I want to make it as easy and enjoyable for the readers who follow my replays on the Delphi Forums as possible. I’m curious as to what format you would prefer to see future game write-ups be posted from now on. Please take a second to answer the below poll.

Updated “Method of Play”

Being a student of the game, I’m always trying to fine-tune my playing method to increase speed of play and obtain realistic statistics. I’ve revised my “Method of Play” to reflect my latest playing techniques. The primary changes are to limit rusher’s to their actual long for specific situations, revised quota for “Rare Plays”, simple solo method for determining “Trick Play” defense, and modified goal line techniques.

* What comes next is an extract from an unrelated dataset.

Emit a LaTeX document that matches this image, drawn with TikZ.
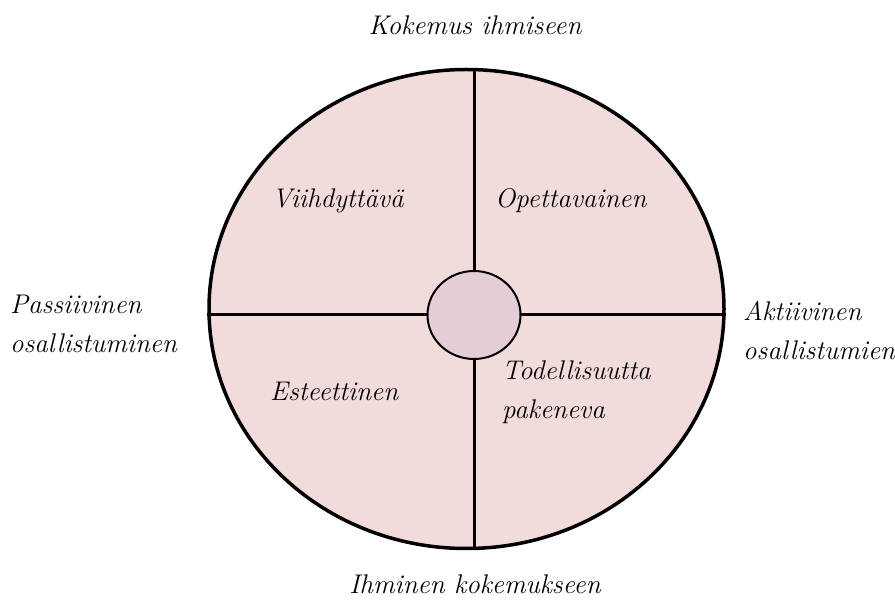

The update presentation can be found under “Method of Play” in upper ribbon.

“Trick Play” Defense

While conducting my current 1967 replay, I’ve noticed that the “halfback pass” was used at a greater frequency compared to today’s game. This sparked a conversation between Mark Zarb and me regarding “Trick Plays”. During our talk, it was identified that my current “Method of Play” doesn’t address a “Trick Play Defense”. To rectify this, I will be implementing his simple but effective method for determining if a “Trick Play” defense was called.

Here is how a called “Trick Play” will look like on my tabletop. Once per half, I have the option to call a trick play (i.e., bootleg, end around, non-QB pass, etc.) against a standard or nickel defense when replaying modern seasons. Roll the dice and if the result is 11, 33, or 66, the defense called a “Trick Play Defense” and I will score the play as a 7-yard rushing loss by the ball carrier, intended passer or punter. For all other dice rolls, read the number 2-lines up and the defense is automatically in “D” alignment against the run and “G” alignment against the pass. On running plays, if the card number is 1, 2, 3, 4, 14, 15 or 31 through 36 use it. On passing plays, if the card number is 1, 13, or 21 through 36 use it.